*What to do*: Lines containing the string "React" are to be counted. Write only how many there are.

*Material shown*:
◇ ◇ ◇

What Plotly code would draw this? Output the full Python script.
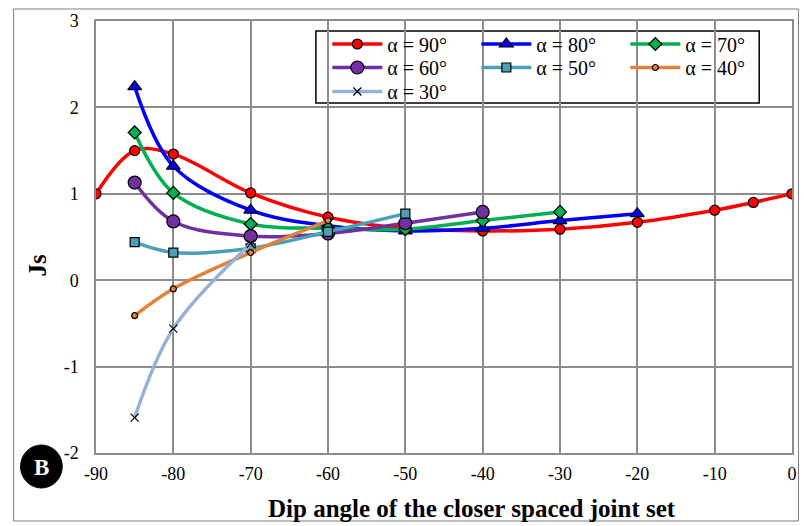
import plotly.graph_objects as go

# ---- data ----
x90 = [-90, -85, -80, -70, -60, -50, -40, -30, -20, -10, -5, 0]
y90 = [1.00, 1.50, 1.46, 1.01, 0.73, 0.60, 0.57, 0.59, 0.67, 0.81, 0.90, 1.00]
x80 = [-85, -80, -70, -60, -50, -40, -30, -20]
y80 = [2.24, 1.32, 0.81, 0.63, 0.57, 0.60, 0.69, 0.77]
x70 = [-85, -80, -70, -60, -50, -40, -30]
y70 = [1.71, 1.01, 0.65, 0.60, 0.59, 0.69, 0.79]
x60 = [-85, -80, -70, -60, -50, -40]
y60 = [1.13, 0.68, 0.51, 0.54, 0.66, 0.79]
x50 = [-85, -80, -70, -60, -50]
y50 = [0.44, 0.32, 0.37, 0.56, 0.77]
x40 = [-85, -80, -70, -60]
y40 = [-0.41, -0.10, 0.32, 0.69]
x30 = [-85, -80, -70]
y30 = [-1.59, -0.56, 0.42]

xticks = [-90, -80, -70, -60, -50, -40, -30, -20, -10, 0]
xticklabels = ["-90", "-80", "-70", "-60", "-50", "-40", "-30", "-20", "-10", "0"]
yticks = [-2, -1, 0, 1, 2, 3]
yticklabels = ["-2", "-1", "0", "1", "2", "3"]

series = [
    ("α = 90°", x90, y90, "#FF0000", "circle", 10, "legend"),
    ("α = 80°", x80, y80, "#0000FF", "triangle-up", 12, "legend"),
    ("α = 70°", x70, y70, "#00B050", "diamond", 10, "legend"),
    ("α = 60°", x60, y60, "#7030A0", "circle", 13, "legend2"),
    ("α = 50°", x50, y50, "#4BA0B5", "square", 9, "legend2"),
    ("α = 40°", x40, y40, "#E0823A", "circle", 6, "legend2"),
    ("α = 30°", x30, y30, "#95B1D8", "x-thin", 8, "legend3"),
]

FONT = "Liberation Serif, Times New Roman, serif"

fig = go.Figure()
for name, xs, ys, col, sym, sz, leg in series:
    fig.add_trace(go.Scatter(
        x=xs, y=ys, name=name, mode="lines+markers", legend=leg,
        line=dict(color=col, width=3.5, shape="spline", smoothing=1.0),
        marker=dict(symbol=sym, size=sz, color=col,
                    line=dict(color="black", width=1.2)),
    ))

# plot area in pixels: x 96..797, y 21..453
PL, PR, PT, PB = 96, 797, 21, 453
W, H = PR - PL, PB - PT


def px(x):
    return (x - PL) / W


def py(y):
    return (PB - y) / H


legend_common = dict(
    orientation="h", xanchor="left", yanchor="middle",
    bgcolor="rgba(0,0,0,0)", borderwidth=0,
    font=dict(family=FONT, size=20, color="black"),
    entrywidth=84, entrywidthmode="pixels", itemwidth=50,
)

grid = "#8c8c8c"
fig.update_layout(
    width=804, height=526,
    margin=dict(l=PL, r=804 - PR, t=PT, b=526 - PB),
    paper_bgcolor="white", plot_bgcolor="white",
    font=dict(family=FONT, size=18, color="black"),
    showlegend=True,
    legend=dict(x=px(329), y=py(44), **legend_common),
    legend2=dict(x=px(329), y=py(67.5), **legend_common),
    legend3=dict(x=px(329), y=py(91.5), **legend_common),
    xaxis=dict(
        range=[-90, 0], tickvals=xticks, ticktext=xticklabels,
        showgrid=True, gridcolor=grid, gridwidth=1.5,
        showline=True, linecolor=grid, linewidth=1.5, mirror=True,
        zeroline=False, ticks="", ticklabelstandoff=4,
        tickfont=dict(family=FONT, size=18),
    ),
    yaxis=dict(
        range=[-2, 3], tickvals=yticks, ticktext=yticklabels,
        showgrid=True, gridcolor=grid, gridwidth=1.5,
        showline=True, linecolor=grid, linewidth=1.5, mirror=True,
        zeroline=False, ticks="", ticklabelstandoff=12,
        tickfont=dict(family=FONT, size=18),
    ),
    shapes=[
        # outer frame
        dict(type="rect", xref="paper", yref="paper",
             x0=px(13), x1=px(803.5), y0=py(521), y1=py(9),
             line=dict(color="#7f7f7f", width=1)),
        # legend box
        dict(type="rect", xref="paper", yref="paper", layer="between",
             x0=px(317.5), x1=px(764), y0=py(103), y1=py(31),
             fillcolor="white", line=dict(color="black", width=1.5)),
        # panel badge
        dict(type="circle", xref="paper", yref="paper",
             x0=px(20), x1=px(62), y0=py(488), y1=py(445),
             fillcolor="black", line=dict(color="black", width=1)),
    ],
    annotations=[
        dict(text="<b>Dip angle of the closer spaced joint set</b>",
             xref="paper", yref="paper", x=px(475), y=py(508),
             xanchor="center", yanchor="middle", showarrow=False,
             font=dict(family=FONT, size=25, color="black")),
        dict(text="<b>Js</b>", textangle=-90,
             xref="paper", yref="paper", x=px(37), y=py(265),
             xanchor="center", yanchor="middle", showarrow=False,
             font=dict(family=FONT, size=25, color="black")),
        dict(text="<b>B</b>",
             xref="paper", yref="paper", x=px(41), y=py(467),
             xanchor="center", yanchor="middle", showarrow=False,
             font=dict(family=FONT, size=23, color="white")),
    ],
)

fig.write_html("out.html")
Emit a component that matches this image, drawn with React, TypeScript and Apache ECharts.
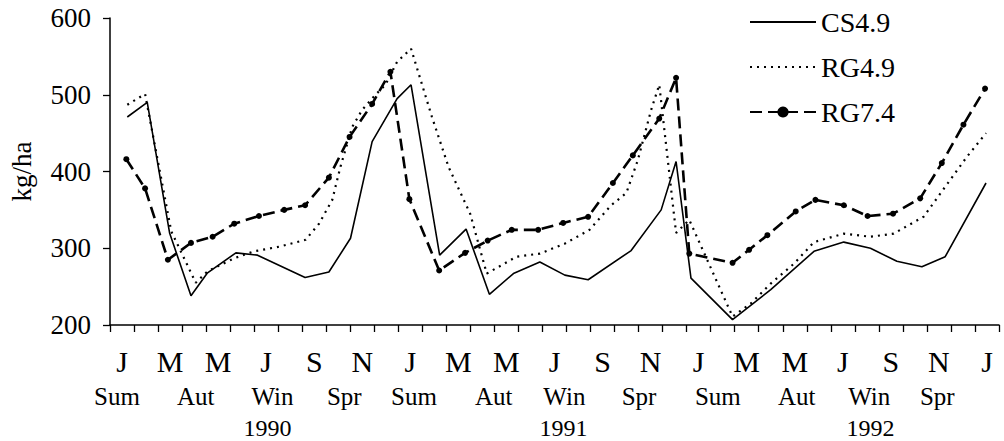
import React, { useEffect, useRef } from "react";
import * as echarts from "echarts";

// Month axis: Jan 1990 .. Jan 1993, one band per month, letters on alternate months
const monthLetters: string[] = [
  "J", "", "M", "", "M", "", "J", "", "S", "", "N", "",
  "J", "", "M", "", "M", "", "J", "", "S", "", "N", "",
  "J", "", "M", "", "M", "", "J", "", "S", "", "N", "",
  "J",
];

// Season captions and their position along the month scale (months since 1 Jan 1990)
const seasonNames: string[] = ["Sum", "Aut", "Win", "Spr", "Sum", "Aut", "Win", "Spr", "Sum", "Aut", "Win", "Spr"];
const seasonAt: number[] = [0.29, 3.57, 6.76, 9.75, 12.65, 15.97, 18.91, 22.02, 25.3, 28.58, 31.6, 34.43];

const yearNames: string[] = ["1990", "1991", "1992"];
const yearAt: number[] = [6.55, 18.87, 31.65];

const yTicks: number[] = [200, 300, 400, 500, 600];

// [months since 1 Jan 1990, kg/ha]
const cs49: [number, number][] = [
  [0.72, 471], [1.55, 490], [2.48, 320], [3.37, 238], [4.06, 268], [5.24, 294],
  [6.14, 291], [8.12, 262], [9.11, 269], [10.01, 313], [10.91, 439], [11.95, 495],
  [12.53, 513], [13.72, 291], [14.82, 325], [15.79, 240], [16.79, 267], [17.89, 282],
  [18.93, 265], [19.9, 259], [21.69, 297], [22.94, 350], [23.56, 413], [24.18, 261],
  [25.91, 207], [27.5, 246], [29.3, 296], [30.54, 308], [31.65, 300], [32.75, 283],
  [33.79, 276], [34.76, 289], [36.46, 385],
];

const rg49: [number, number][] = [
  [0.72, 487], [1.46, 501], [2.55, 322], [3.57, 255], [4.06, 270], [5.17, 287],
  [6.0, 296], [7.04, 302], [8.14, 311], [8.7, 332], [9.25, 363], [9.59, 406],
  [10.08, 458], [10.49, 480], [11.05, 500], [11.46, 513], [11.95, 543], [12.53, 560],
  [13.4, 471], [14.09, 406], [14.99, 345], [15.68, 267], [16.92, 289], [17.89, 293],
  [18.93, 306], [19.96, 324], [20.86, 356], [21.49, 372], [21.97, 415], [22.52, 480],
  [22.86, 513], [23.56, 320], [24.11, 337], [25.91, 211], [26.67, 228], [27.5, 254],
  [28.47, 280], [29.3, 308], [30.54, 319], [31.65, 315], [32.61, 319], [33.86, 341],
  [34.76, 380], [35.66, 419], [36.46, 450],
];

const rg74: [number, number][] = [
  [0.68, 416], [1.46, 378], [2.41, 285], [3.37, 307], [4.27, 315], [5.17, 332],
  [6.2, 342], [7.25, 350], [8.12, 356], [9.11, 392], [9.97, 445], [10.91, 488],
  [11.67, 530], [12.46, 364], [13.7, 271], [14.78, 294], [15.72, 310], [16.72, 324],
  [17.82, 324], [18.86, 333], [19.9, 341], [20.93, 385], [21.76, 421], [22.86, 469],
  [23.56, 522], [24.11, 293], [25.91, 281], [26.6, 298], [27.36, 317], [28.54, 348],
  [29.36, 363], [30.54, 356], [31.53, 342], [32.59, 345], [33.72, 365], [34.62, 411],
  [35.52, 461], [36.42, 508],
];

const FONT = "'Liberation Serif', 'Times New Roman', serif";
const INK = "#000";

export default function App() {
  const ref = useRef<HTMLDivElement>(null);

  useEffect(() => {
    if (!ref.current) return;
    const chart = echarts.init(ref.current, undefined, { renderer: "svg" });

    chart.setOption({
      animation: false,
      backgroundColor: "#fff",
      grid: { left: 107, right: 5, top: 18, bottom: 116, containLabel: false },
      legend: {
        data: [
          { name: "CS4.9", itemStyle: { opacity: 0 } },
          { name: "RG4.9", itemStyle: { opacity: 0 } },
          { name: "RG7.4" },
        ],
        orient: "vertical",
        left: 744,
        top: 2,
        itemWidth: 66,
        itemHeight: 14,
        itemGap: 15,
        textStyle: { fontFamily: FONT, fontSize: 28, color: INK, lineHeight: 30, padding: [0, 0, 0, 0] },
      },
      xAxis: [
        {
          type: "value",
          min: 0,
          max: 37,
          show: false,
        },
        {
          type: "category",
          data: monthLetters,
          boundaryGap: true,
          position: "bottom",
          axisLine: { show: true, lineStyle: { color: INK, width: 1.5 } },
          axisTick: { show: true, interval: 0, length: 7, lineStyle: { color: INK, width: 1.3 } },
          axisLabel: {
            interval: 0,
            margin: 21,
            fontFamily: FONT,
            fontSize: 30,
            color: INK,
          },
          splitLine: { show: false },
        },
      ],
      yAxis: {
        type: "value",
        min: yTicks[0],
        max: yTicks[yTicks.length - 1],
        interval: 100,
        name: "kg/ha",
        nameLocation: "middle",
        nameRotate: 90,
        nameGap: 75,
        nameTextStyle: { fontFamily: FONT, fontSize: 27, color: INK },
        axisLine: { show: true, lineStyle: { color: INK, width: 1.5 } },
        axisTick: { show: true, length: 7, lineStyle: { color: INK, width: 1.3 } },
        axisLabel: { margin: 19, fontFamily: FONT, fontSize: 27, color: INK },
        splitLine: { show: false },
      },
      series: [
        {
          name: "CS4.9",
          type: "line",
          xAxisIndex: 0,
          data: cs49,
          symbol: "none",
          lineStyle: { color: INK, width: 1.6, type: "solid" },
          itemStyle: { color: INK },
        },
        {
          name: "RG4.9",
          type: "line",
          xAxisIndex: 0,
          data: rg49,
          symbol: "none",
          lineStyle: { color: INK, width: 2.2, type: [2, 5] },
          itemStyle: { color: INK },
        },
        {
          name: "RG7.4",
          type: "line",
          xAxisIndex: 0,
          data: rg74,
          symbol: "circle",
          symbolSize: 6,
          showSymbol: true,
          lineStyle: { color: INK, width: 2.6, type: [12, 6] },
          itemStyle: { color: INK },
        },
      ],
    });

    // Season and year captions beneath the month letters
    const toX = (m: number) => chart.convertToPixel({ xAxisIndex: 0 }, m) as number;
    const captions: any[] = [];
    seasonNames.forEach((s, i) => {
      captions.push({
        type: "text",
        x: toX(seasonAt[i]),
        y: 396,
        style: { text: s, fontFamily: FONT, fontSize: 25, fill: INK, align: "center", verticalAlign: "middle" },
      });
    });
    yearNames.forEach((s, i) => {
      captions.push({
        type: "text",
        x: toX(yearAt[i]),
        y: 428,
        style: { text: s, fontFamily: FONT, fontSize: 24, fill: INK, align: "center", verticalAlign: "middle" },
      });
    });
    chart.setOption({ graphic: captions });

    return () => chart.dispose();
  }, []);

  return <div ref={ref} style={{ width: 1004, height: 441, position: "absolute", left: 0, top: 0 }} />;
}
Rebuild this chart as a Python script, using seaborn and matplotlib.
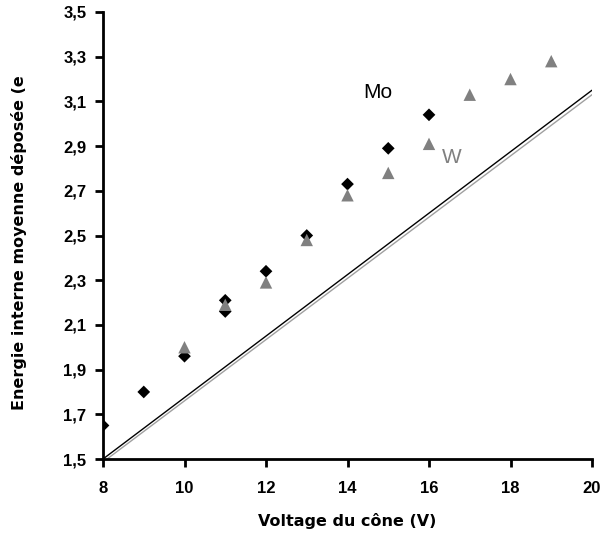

◇ ◇ ◇

*Task answer*: 2